REQUIREMENTS -> All the data below goes into the copy word for word, but the pictures don't.

AVAILABLE DATA ->
#####

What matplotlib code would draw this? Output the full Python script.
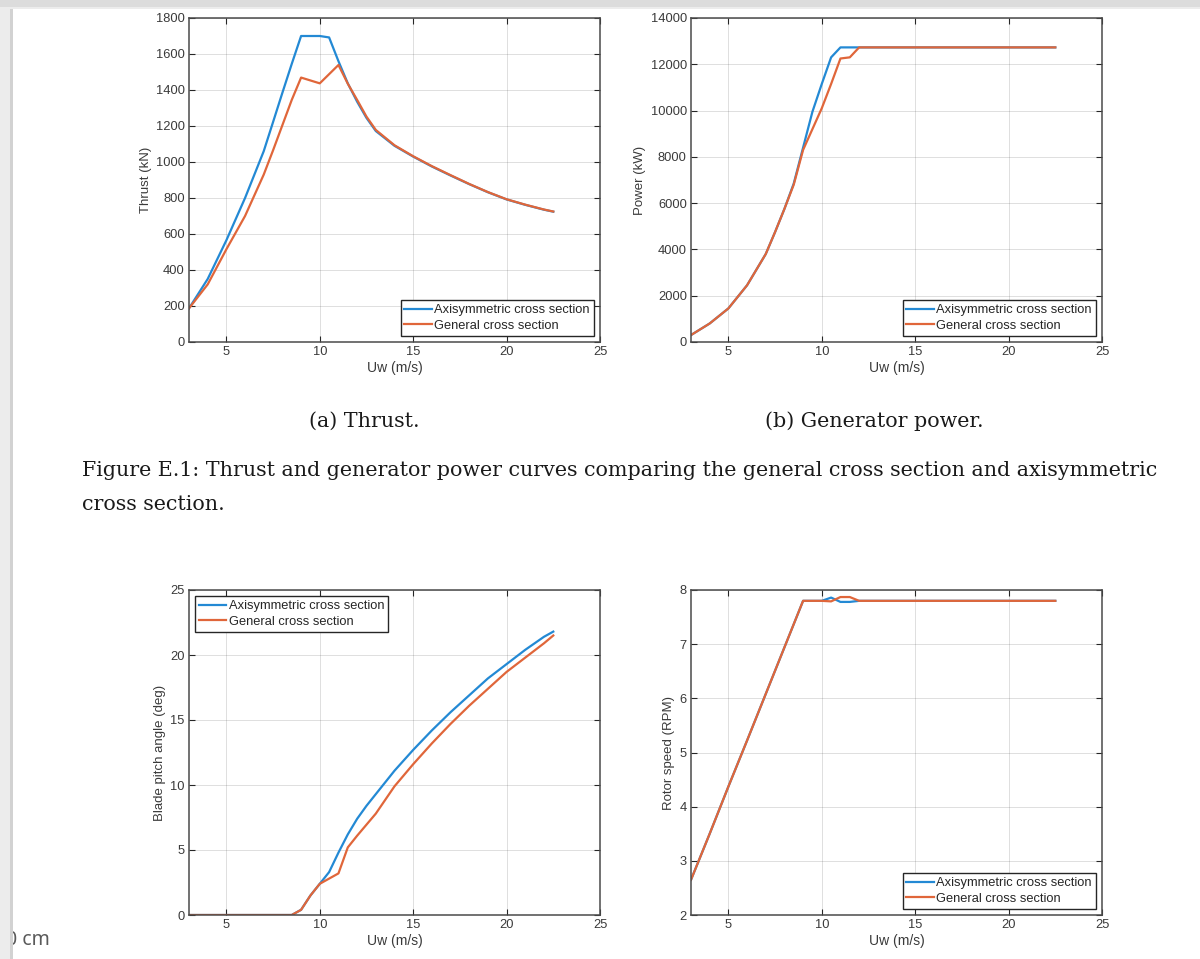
import matplotlib
matplotlib.use("Agg")
import matplotlib.pyplot as plt
from matplotlib.patches import Rectangle

# ---------------- data ----------------
wind_speed = [3, 4, 5, 6, 7, 7.5, 8, 8.5, 9, 9.5, 10, 10.5, 11, 11.5, 12, 12.5,
              13, 14, 15, 16, 17, 18, 19, 20, 21, 22, 22.5]

thrust_axi = [187, 350, 565, 800, 1060, 1222, 1385, 1545, 1700, 1700, 1700, 1692,
              1560, 1437, 1335, 1245, 1172, 1090, 1030, 975, 925, 877, 832, 792,
              762, 735, 724]
thrust_gen = [187, 320, 515, 700, 930, 1065, 1205, 1345, 1469, 1453, 1437, 1488,
              1539, 1435, 1345, 1252, 1178, 1093, 1032, 977, 927, 878, 833, 793,
              763, 736, 725]

power_axi = [300, 800, 1450, 2450, 3800, 4750, 5750, 6850, 8400, 9950, 11150, 12300,
             12730, 12730, 12730, 12730, 12730, 12730, 12730, 12730, 12730, 12730,
             12730, 12730, 12730, 12730, 12730]
power_gen = [300, 800, 1450, 2450, 3800, 4750, 5750, 6800, 8300, 9200, 10100, 11150,
             12250, 12300, 12730, 12730, 12730, 12730, 12730, 12730, 12730, 12730,
             12730, 12730, 12730, 12730, 12730]

pitch_axi = [0, 0, 0, 0, 0, 0, 0, 0, 0.4, 1.5, 2.4, 3.3, 4.8, 6.2, 7.4, 8.4, 9.3,
             11.1, 12.7, 14.2, 15.6, 16.9, 18.2, 19.3, 20.4, 21.4, 21.8]
pitch_gen = [0, 0, 0, 0, 0, 0, 0, 0, 0.4, 1.5, 2.4, 2.8, 3.2, 5.2, 6.1, 6.95, 7.8,
             9.9, 11.6, 13.2, 14.7, 16.1, 17.4, 18.7, 19.8, 20.9, 21.5]

rpm_axi = [2.65, 3.5, 4.37, 5.22, 6.08, 6.51, 6.94, 7.37, 7.8, 7.8, 7.8, 7.86, 7.78,
           7.78, 7.8, 7.8, 7.8, 7.8, 7.8, 7.8, 7.8, 7.8, 7.8, 7.8, 7.8, 7.8, 7.8]
rpm_gen = [2.65, 3.5, 4.37, 5.22, 6.08, 6.51, 6.94, 7.37, 7.8, 7.8, 7.8, 7.79, 7.87,
           7.87, 7.8, 7.8, 7.8, 7.8, 7.8, 7.8, 7.8, 7.8, 7.8, 7.8, 7.8, 7.8, 7.8]

series_labels = ["Axisymmetric cross section", "General cross section"]
x_label = "Uw (m/s)"
y_labels = ["Thrust (kN)", "Power (kW)", "Blade pitch angle (deg)", "Rotor speed (RPM)"]
x_ticks = [5, 10, 15, 20, 25]
y_ticks = [list(range(0, 1801, 200)), list(range(0, 14001, 2000)),
           [0, 5, 10, 15, 20, 25], [2, 3, 4, 5, 6, 7, 8]]
y_limits = [(0, 1800), (0, 14000), (0, 25), (2, 8)]
sub_captions = ["(a) Thrust.", "(b) Generator power."]
caption_line1 = ("Figure E.1: Thrust and generator power curves comparing the general "
                 "cross section and axisymmetric")
caption_line2 = "cross section."

# ---------------- style ----------------
W, H = 1200, 959
BLUE = "#2389d4"
ORANGE = "#e0663a"
SANS = ["Liberation Sans", "DejaVu Sans"]

fig = plt.figure(figsize=(W / 100, H / 100), dpi=100)
fig.patch.set_facecolor("white")


def rect(l, t, r, b):
    return [l / W, 1 - b / H, (r - l) / W, (b - t) / H]


boxes = [(189, 18, 600, 342), (691, 18, 1102, 342),
         (189, 590, 600, 915), (691, 590, 1102, 915)]
data = [(thrust_axi, thrust_gen), (power_axi, power_gen),
        (pitch_axi, pitch_gen), (rpm_axi, rpm_gen)]
legend_locs = ["lower right", "lower right", "upper left", "lower right"]

for i, (box, (ya, yg)) in enumerate(zip(boxes, data)):
    ax = fig.add_axes(rect(*box))
    ax.plot(wind_speed, ya, color=BLUE, lw=1.6, label=series_labels[0])
    ax.plot(wind_speed, yg, color=ORANGE, lw=1.6, label=series_labels[1])
    ax.set_xlim(3, 25)
    ax.set_ylim(*y_limits[i])
    ax.set_xticks(x_ticks)
    ax.set_yticks(y_ticks[i])
    ax.grid(True, color="#262626", alpha=0.15, lw=0.7)
    ax.set_axisbelow(True)
    for s in ax.spines.values():
        s.set_color("#4a4a4a")
        s.set_linewidth(1.1)
    ax.tick_params(direction="in", length=4, width=0.8, top=True, right=True,
                   color="#262626", labelcolor="#3a3a3a", labelsize=9.3, pad=3)
    for lab in ax.get_xticklabels() + ax.get_yticklabels():
        lab.set_family(SANS)
    ax.set_xlabel(x_label, fontsize=10, color="#3a3a3a", family=SANS, labelpad=2)
    ax.set_ylabel(y_labels[i], fontsize=9.5, color="#3a3a3a", family=SANS, labelpad=3)
    leg = ax.legend(loc=legend_locs[i], fancybox=False, framealpha=1,
                    edgecolor="#262626", prop={"family": SANS, "size": 9.3},
                    handlelength=2.1, handletextpad=0.2, borderpad=0.3,
                    labelspacing=0.25, borderaxespad=0.5)
    leg.get_frame().set_linewidth(1.0)
    for t in leg.get_texts():
        t.set_color("#262626")

# ---------------- captions ----------------
renderer = fig.canvas.get_renderer()
cap1 = fig.text(82 / W, 1 - 471 / H, caption_line1, ha="left", va="center",
                family="DejaVu Serif", fontsize=15, color="#1a1a1a")
w = cap1.get_window_extent(renderer).width
fs = 15 * (1163 - 82) / w
cap1.set_fontsize(fs)
fig.text(82 / W, 1 - 505 / H, caption_line2, ha="left", va="center",
         family="DejaVu Serif", fontsize=fs, color="#1a1a1a")
fig.text(364 / W, 1 - 421 / H, sub_captions[0], ha="center", va="center",
         family="DejaVu Serif", fontsize=fs, color="#1a1a1a")
fig.text(874 / W, 1 - 421 / H, sub_captions[1], ha="center", va="center",
         family="DejaVu Serif", fontsize=fs, color="#1a1a1a")

# ---------------- page decoration ----------------
fig.text(6 / W, 1 - 940 / H, "0 cm", ha="left", va="center", family="Noto Sans",
         fontsize=14, color="#5a5a5a", zorder=5)
fig.add_artist(Rectangle((0, 0), 13 / W, 1, transform=fig.transFigure,
                         fc="#ececec", ec="none", zorder=10))
fig.add_artist(Rectangle((10 / W, 0), 3 / W, 1, transform=fig.transFigure,
                         fc="#d2d2d2", ec="none", zorder=11))
fig.add_artist(Rectangle((0, 1 - 7 / H), 1, 7 / H, transform=fig.transFigure,
                         fc="#dcdcdc", ec="none", zorder=12))
fig.add_artist(Rectangle((0, 1 - 9 / H), 1, 2 / H, transform=fig.transFigure,
                         fc="#ececec", ec="none", zorder=12))

fig.savefig("out.png", dpi=100)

#####

ANSWER FOR THIS EXERCISE ->
What matplotlib code would draw this? Output the full Python script.
import matplotlib
matplotlib.use("Agg")
import matplotlib.pyplot as plt
from matplotlib.patches import Rectangle

# ---------------- data ----------------
wind_speed = [3, 4, 5, 6, 7, 7.5, 8, 8.5, 9, 9.5, 10, 10.5, 11, 11.5, 12, 12.5,
              13, 14, 15, 16, 17, 18, 19, 20, 21, 22, 22.5]

thrust_axi = [187, 350, 565, 800, 1060, 1222, 1385, 1545, 1700, 1700, 1700, 1692,
              1560, 1437, 1335, 1245, 1172, 1090, 1030, 975, 925, 877, 832, 792,
              762, 735, 724]
thrust_gen = [187, 320, 515, 700, 930, 1065, 1205, 1345, 1469, 1453, 1437, 1488,
              1539, 1435, 1345, 1252, 1178, 1093, 1032, 977, 927, 878, 833, 793,
              763, 736, 725]

power_axi = [300, 800, 1450, 2450, 3800, 4750, 5750, 6850, 8400, 9950, 11150, 12300,
             12730, 12730, 12730, 12730, 12730, 12730, 12730, 12730, 12730, 12730,
             12730, 12730, 12730, 12730, 12730]
power_gen = [300, 800, 1450, 2450, 3800, 4750, 5750, 6800, 8300, 9200, 10100, 11150,
             12250, 12300, 12730, 12730, 12730, 12730, 12730, 12730, 12730, 12730,
             12730, 12730, 12730, 12730, 12730]

pitch_axi = [0, 0, 0, 0, 0, 0, 0, 0, 0.4, 1.5, 2.4, 3.3, 4.8, 6.2, 7.4, 8.4, 9.3,
             11.1, 12.7, 14.2, 15.6, 16.9, 18.2, 19.3, 20.4, 21.4, 21.8]
pitch_gen = [0, 0, 0, 0, 0, 0, 0, 0, 0.4, 1.5, 2.4, 2.8, 3.2, 5.2, 6.1, 6.95, 7.8,
             9.9, 11.6, 13.2, 14.7, 16.1, 17.4, 18.7, 19.8, 20.9, 21.5]

rpm_axi = [2.65, 3.5, 4.37, 5.22, 6.08, 6.51, 6.94, 7.37, 7.8, 7.8, 7.8, 7.86, 7.78,
           7.78, 7.8, 7.8, 7.8, 7.8, 7.8, 7.8, 7.8, 7.8, 7.8, 7.8, 7.8, 7.8, 7.8]
rpm_gen = [2.65, 3.5, 4.37, 5.22, 6.08, 6.51, 6.94, 7.37, 7.8, 7.8, 7.8, 7.79, 7.87,
           7.87, 7.8, 7.8, 7.8, 7.8, 7.8, 7.8, 7.8, 7.8, 7.8, 7.8, 7.8, 7.8, 7.8]

series_labels = ["Axisymmetric cross section", "General cross section"]
x_label = "Uw (m/s)"
y_labels = ["Thrust (kN)", "Power (kW)", "Blade pitch angle (deg)", "Rotor speed (RPM)"]
x_ticks = [5, 10, 15, 20, 25]
y_ticks = [list(range(0, 1801, 200)), list(range(0, 14001, 2000)),
           [0, 5, 10, 15, 20, 25], [2, 3, 4, 5, 6, 7, 8]]
y_limits = [(0, 1800), (0, 14000), (0, 25), (2, 8)]
sub_captions = ["(a) Thrust.", "(b) Generator power."]
caption_line1 = ("Figure E.1: Thrust and generator power curves comparing the general "
                 "cross section and axisymmetric")
caption_line2 = "cross section."

# ---------------- style ----------------
W, H = 1200, 959
BLUE = "#2389d4"
ORANGE = "#e0663a"
SANS = ["Liberation Sans", "DejaVu Sans"]

fig = plt.figure(figsize=(W / 100, H / 100), dpi=100)
fig.patch.set_facecolor("white")


def rect(l, t, r, b):
    return [l / W, 1 - b / H, (r - l) / W, (b - t) / H]


boxes = [(189, 18, 600, 342), (691, 18, 1102, 342),
         (189, 590, 600, 915), (691, 590, 1102, 915)]
data = [(thrust_axi, thrust_gen), (power_axi, power_gen),
        (pitch_axi, pitch_gen), (rpm_axi, rpm_gen)]
legend_locs = ["lower right", "lower right", "upper left", "lower right"]

for i, (box, (ya, yg)) in enumerate(zip(boxes, data)):
    ax = fig.add_axes(rect(*box))
    ax.plot(wind_speed, ya, color=BLUE, lw=1.6, label=series_labels[0])
    ax.plot(wind_speed, yg, color=ORANGE, lw=1.6, label=series_labels[1])
    ax.set_xlim(3, 25)
    ax.set_ylim(*y_limits[i])
    ax.set_xticks(x_ticks)
    ax.set_yticks(y_ticks[i])
    ax.grid(True, color="#262626", alpha=0.15, lw=0.7)
    ax.set_axisbelow(True)
    for s in ax.spines.values():
        s.set_color("#4a4a4a")
        s.set_linewidth(1.1)
    ax.tick_params(direction="in", length=4, width=0.8, top=True, right=True,
                   color="#262626", labelcolor="#3a3a3a", labelsize=9.3, pad=3)
    for lab in ax.get_xticklabels() + ax.get_yticklabels():
        lab.set_family(SANS)
    ax.set_xlabel(x_label, fontsize=10, color="#3a3a3a", family=SANS, labelpad=2)
    ax.set_ylabel(y_labels[i], fontsize=9.5, color="#3a3a3a", family=SANS, labelpad=3)
    leg = ax.legend(loc=legend_locs[i], fancybox=False, framealpha=1,
                    edgecolor="#262626", prop={"family": SANS, "size": 9.3},
                    handlelength=2.1, handletextpad=0.2, borderpad=0.3,
                    labelspacing=0.25, borderaxespad=0.5)
    leg.get_frame().set_linewidth(1.0)
    for t in leg.get_texts():
        t.set_color("#262626")

# ---------------- captions ----------------
renderer = fig.canvas.get_renderer()
cap1 = fig.text(82 / W, 1 - 471 / H, caption_line1, ha="left", va="center",
                family="DejaVu Serif", fontsize=15, color="#1a1a1a")
w = cap1.get_window_extent(renderer).width
fs = 15 * (1163 - 82) / w
cap1.set_fontsize(fs)
fig.text(82 / W, 1 - 505 / H, caption_line2, ha="left", va="center",
         family="DejaVu Serif", fontsize=fs, color="#1a1a1a")
fig.text(364 / W, 1 - 421 / H, sub_captions[0], ha="center", va="center",
         family="DejaVu Serif", fontsize=fs, color="#1a1a1a")
fig.text(874 / W, 1 - 421 / H, sub_captions[1], ha="center", va="center",
         family="DejaVu Serif", fontsize=fs, color="#1a1a1a")

# ---------------- page decoration ----------------
fig.text(6 / W, 1 - 940 / H, "0 cm", ha="left", va="center", family="Noto Sans",
         fontsize=14, color="#5a5a5a", zorder=5)
fig.add_artist(Rectangle((0, 0), 13 / W, 1, transform=fig.transFigure,
                         fc="#ececec", ec="none", zorder=10))
fig.add_artist(Rectangle((10 / W, 0), 3 / W, 1, transform=fig.transFigure,
                         fc="#d2d2d2", ec="none", zorder=11))
fig.add_artist(Rectangle((0, 1 - 7 / H), 1, 7 / H, transform=fig.transFigure,
                         fc="#dcdcdc", ec="none", zorder=12))
fig.add_artist(Rectangle((0, 1 - 9 / H), 1, 2 / H, transform=fig.transFigure,
                         fc="#ececec", ec="none", zorder=12))

fig.savefig("out.png", dpi=100)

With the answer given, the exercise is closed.